Most modern cars are festooned with computers and electronic control systems, so it’s safe to assume malicious hackers will, at some point, get all Anonymous on your pride and joy. Don’t believe us? Then check out this Forbes.com video of two digital carjackers hacking into a Toyota Prius.
In the clip, Charlie Miller, a security engineer at Twitter and Chris Valasek, director of security intelligence at IOActive, can be seen demonstrating, very ably, the fact that cars are electronic gadgets that can be manipulated just like other piece of consumer tech.
By connecting an Apple MacBook to the car’s ODBII diagnostics port below the dashboard, they were able to trigger a series of minor and major events that could annoy drivers at best and cause a serious accident at worst.
Minor hacks included manipulation of the car’s fuel gauge and speedometer, triggering the seatbelt pre-tensioners and sounding the horn.
Terrifyingly, the pair were even able to take control of major systems, including activating and deactivating the brakes at the push of a few buttons. In one demo they take control of the steering by activating the Prius’ automatic reverse parking feature (which enables reverse gear and automatically turns the wheel) while the car is travelling at speed.
Luckily for us, Charlie and Chris are two of the good guys.
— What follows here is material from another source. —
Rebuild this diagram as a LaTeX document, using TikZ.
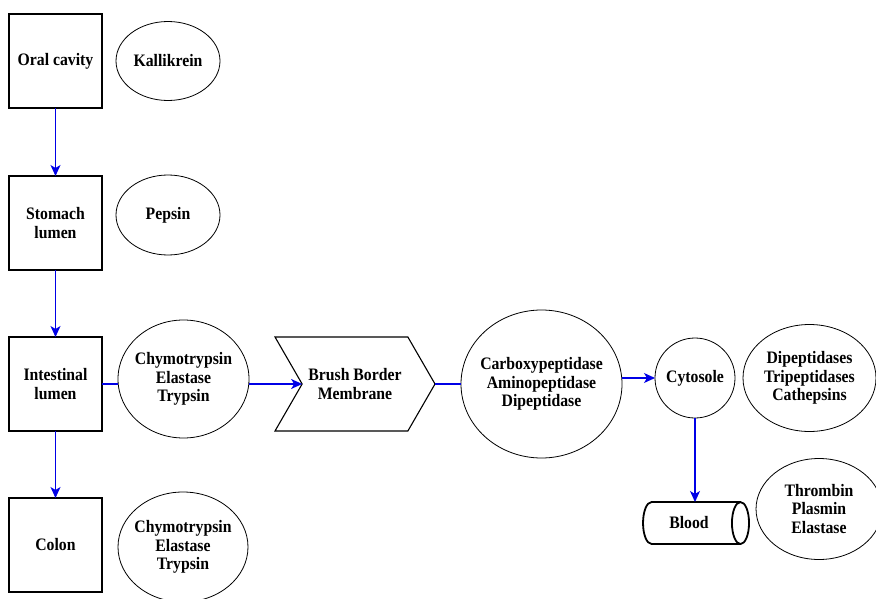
\documentclass[tikz,border=0pt]{standalone}
\usepackage{fontspec}
\setmainfont{Liberation Serif}[FakeStretch=0.9]
\usetikzlibrary{shapes.geometric,shapes.symbols,arrows.meta,positioning}
\definecolor{flowblue}{RGB}{0,0,230}

\begin{document}
\begin{tikzpicture}[x=1pt,y=-1pt,>={Stealth[length=11pt,width=10pt,inset=3pt]},
  every node/.style={font=\fontsize{17.5}{18.5}\selectfont\bfseries,align=center,outer sep=0pt},
  site/.style={draw,line width=1.1pt,minimum width=93pt,minimum height=94pt},
  enzyme/.style={draw,ellipse,line width=0.8pt,inner xsep=-6pt,inner ysep=0pt},
  flow/.style={draw=flowblue,line width=1.2pt}]
\useasboundingbox (0,0) rectangle (876,599);
% digestion sites
\node[site](oral) at (55.5,61){Oral cavity};
\node[site,below=68pt of oral](stomach){Stomach\\lumen};
\node[site,below=67pt of stomach](intestine){Intestinal\\lumen};
\node[site,below=67pt of intestine](colon){Colon};
% enzymes beside each site
\node[enzyme,minimum width=104pt,minimum height=79pt,right=14pt of oral](kallikrein){Kallikrein};
\node[enzyme,minimum width=104pt,minimum height=80pt,right=14pt of stomach,yshift=8pt](pepsin){Pepsin};
\node[enzyme,minimum width=131pt,minimum height=118pt,right=16pt of intestine,yshift=5pt](chymo){Chymotrypsin\\Elastase\\Trypsin};
\node[enzyme,minimum width=130pt,minimum height=110pt,right=16pt of colon,yshift=-2pt](chymocolon){Chymotrypsin\\Elastase\\Trypsin};
% absorption path
\node[draw,line width=1.1pt,signal,signal from=west,signal to=east,signal pointer angle=120,minimum width=160pt,minimum height=94pt](brush) at (355,384){Brush Border\\Membrane};
\node[enzyme,minimum width=161pt,minimum height=148pt,right=26pt of brush](border){Carboxypeptidase\\Aminopeptidase\\Dipeptidase};
\node[draw,circle,line width=0.8pt,inner sep=0pt,minimum size=80pt,right=33pt of border,yshift=6pt](cyto){Cytosole};
\node[enzyme,minimum width=133pt,minimum height=107pt,right=8pt of cyto](dipep){Dipeptidases\\Tripeptidases\\Cathepsins};
\node[draw,cylinder,line width=1.8pt,aspect=0.9,minimum width=42pt,minimum height=106pt,below=84pt of cyto,xshift=-6pt](blood){Blood};
\node[enzyme,minimum width=126pt,minimum height=101pt,right=7pt of blood,yshift=14pt](thrombin){Thrombin\\Plasmin\\Elastase};
% connectors
\draw[flow,->](oral)--(stomach);
\draw[flow,->](stomach)--(intestine);
\draw[flow,->](intestine)--(colon);
\draw[flow](intestine.east)--(intestine.east-|chymo.west);
\draw[flow,->](chymo.east|-brush.west)--(brush.west);
\draw[flow](brush.east)--(brush.east-|border.west);
\draw[flow,->](cyto.west-|border.east)--(cyto.west);
\draw[flow,->](cyto)--(cyto|-blood.north);
\end{tikzpicture}
\end{document}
They were given an $80,000-plus (£52,200) grant from Defense Advanced Research Projects Agency (the Pentagon’s research arm) to root out security vulnerabilities in cars.
The pair will release their findings and their hacking software at the Defcon hacker conference in Las Vegas next month, in order to help other researchers find and fix the car industry’s security problems before hackers can take advantage.